Al termine di quei sette giorni, il Santo ebbe la consolazione di vedersi nuovamente comparire Fra Pellegrino, non più in mezzo a quelle orribili torture, ma ricoperto di una veste candidissima e circondato di splendori celesti, in mezzo ai quali gioivano molte altre anime benedette, che tutte salutarono il Santo, chiamandolo loro liberatore, e cantando mentre salivano al cielo: Salvasti nos de af fligentibus nos, et odientes nos confudisti! (Ps. 43, 7) Un altro fatto assai impressionante si legge nelle cronache domenicane a proposito del fuoco del Purgatorio (v. Ferdinando di Castiglia, Storia di S. Domenico, 2a parte, libro I, cap. a3).
A Zamora, città del regno di Leon in Spagna, viveva in un convento di Domenicani un buon religioso, legato in santa amicizia ad un Francescano, uomo anch’egli di esimia virtù. Un giorno in cui i due frati s’intrattenevano fra loro di cose spirituali, si promisero scambievolmente che il primo che fosse morto sarebbe apparso all’altro, se cosa Dio fosse piaciuto, per informarlo della sarte toccatagli nell’altro mondo.

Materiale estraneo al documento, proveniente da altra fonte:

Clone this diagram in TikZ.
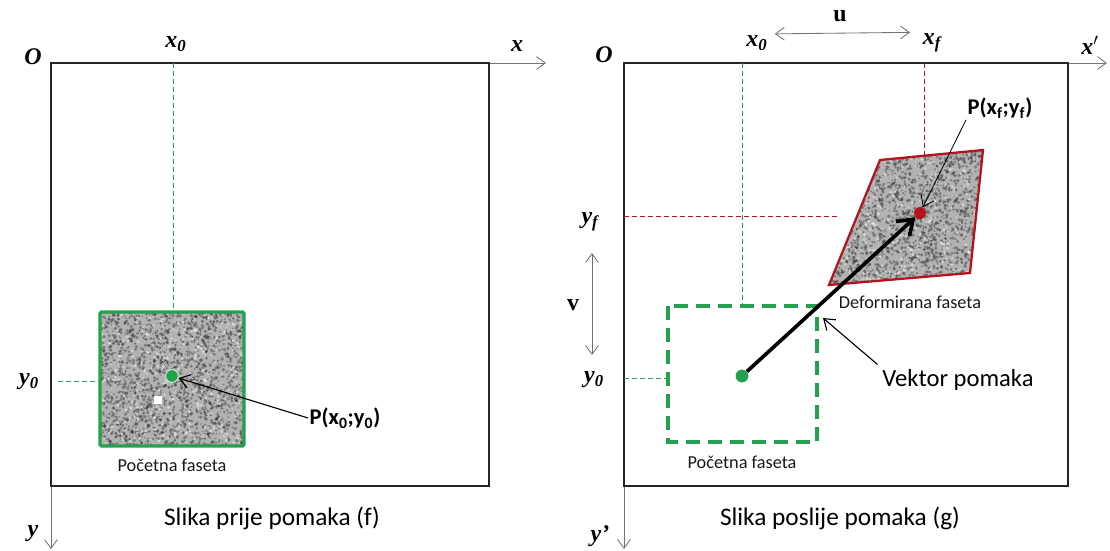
\documentclass[tikz,border=0pt]{standalone}
\usepackage{fontspec}
\setmainfont{Liberation Serif}
\newfontfamily\calfont{Carlito}
\usetikzlibrary{positioning,arrows.meta,calc}
\definecolor{grn}{HTML}{23A14D}
\definecolor{gline}{HTML}{2AA060}
\definecolor{rdd}{HTML}{B5121B}
\definecolor{grain}{gray}{0.7}
\definecolor{axgray}{gray}{0.45}
\newcommand\specks[4]{%
  \foreach \k in {1,...,1900}
    \fill[black!85, opacity=0.4] ({#1+#3*rnd},{#2+#4*rnd}) circle ({0.7+1.2*rnd});
  \foreach \k in {1,...,500}
    \fill[white, opacity=0.45] ({#1+#3*rnd},{#2+#4*rnd}) circle ({0.7+1*rnd});}
\tikzset{
  frm/.style={draw=black!85, line width=1.5pt},
  axs/.style={draw=axgray, line width=0.6pt, -{Straight Barb[length=2.2mm, width=3.2mm]}},
  dbl/.style={draw=axgray, line width=0.6pt, {Straight Barb[length=2.2mm, width=3.2mm]}-{Straight Barb[length=2.2mm, width=3.2mm]}},
  axl/.style={font=\fontsize{17}{19}\selectfont\bfseries\itshape, inner sep=1pt},
  gdash/.style={draw=gline, line width=0.6pt, dash pattern=on 1.2mm off 0.8mm},
  rdash/.style={draw=rdd, line width=0.6pt, dash pattern=on 1.2mm off 0.8mm},
  lbl/.style={font=\calfont\fontsize{13}{15}\selectfont, text=black!90, inner sep=1pt},
  plbl/.style={font=\calfont\fontsize{16}{18}\selectfont\bfseries, inner sep=1pt},
  captxt/.style={font=\calfont\fontsize{18}{20}\selectfont},
  dot/.style={circle, inner sep=0pt, minimum size=3.2mm},
  ptr/.style={draw=black, line width=0.8pt, -{Straight Barb[length=2.5mm, width=3.5mm]}},
  vec/.style={draw=black, line width=2.6pt, -{Straight Barb[length=3.5mm, width=5mm]}}}
\begin{document}
\begin{tikzpicture}[x=0.25mm, y=-0.25mm]
\useasboundingbox (0,0) rectangle (1110,550);
\pgfmathsetseed{42}
% slika prije pomaka
\coordinate (oL) at (51,63);
\coordinate (xL) at (546,63);
\coordinate (yL) at (51,549);
\draw[axs] (oL) -- (xL);
\draw[axs] (oL) -- (yL);
\draw[frm] (oL) rectangle (489,486);
\node[axl] (oLl) at (33,57) {O};
\node[axl] (xLl) at (517,46) {x};
\node[axl] (x0L) at (176,44) {x\textsubscript{0}};
\node[axl] (y0L) at (29,382) {y\textsubscript{0}};
\node[axl] (yLl) at (33,534) {y};
\draw[gdash] (173,63) -- (173,312);
\draw[gdash] (58,381) -- (100,381);
\begin{scope}
\clip (100,312) rectangle (244,446);
\fill[grain] (100,312) rectangle (244,446);
\specks{100}{312}{144}{134}
\end{scope}
\draw[grn, line width=2.2pt, rounded corners=1pt] (100,312) rectangle (244,446);
\fill[white] (154,396) rectangle (162,404);
\node[dot, fill=grn, draw=white!70!grn, line width=0.8pt] (g0) at (172,376) {};
\node[plbl] (p0) at (345,418) {P(x\textsubscript{0};y\textsubscript{0})};
\draw[ptr] (p0.west) -- (g0);
\node[lbl] (f0) at (172,465) {Početna faseta};
\node[captxt] (capL) at (272,518) {Slika prije pomaka (f)};
% slika poslije pomaka
\coordinate (oR) at (624,63);
\coordinate (xR) at (1107,63);
\coordinate (yR) at (624,549);
\draw[axs] (oR) -- (xR);
\draw[axs] (oR) -- (yR);
\draw[frm] (oR) rectangle (1068,486);
\node[axl] (oRl) at (604,55) {O};
\node[axl] (xRl) at (1090,45) {x$'$};
\node[axl] (yRl) at (600,536) {y’};
\node[axl] (x0R) at (757,43) {x\textsubscript{0}};
\node[axl] (xfR) at (932,43) {x\textsubscript{f}};
\node[axl, font=\fontsize{17}{19}\selectfont\bfseries] (uR) at (840,16) {u};
\node[axl] (yfR) at (590,222) {y\textsubscript{f}};
\node[axl] (y0R) at (594,380) {y\textsubscript{0}};
\node[axl, font=\fontsize{17}{19}\selectfont\bfseries] (vR) at (573,305) {v};
\draw[dbl, shorten <=4pt, shorten >=8pt] (x0R.north east) -- (xfR.north west);
\coordinate (vt) at (592,253);
\coordinate (vb) at (592,355);
\draw[dbl] (vt) -- (vb);
\draw[gdash] (742,63) -- (742,306);
\draw[rdash] (924,63) -- (924,158);
\draw[rdash] (624,216) -- (840,216);
\draw[gdash] (624,378) -- (668,378);
\draw[grn, line width=2.4pt, dash pattern=on 3.6mm off 1.9mm] (668,306) rectangle (817,442);
\begin{scope}
\clip (880,160) -- (983,150) -- (970,273) -- (829,285) -- cycle;
\fill[grain] (828,150) rectangle (984,286);
\specks{828}{150}{156}{136}
\end{scope}
\draw[rdd, line width=1.6pt] (880,160) -- (983,150) -- (970,273) -- (829,285) -- cycle;
\node[dot, fill=grn] (g1) at (742,376) {};
\node[dot, fill=rdd, minimum size=3mm] (r1) at (920,213) {};
\draw[vec] (g1) -- (r1);
\node[plbl] (pf) at (1000,108) {P(x\textsubscript{f};y\textsubscript{f})};
\draw[ptr, line width=0.6pt] (pf.south west) -- (r1);
\node[lbl] (df) at (910,302) {Deformirana faseta};
\node[captxt, font=\calfont\fontsize{17.5}{19}\selectfont] (vk) at (958,380) {Vektor pomaka};
\coordinate (vtip) at (823,318);
\draw[ptr] (vk.north west) -- (vtip);
\node[lbl] (f1) at (742,462) {Početna faseta};
\node[captxt] (capR) at (840,518) {Slika poslije pomaka (g)};
\end{tikzpicture}
\end{document}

Morì per primo il Francescano e, fedele alla sua promessa, apparve un giorno al religioso Domenicano mentre stava preparando il refettorio, e dopo averlo salutato con straordinaria benevolenza, gli disse di essere bensì salvo, ma che gli rimaneva ancora molto da soffrire per una infinità di piccoli falli, dei quali non si era emendato durante la vita. Poi soggiunse: – Niente v’è sulla terra che possa dare un’idea delle mie pene. – E perché l’amico ne avesse una prova, il defunto stese la destra sulla tavola del refettorio, dove l’impronta rimase così profonda, quasi vi avessero applicato sopra un ferro rovente. Quella tavola si conservò a Zamora fino al termine del ‘700, epoca nella quale le rivoluzioni politiche la fecero sparire insieme con tanti altri ricordi di pietà dei quali abbondava l’Europa.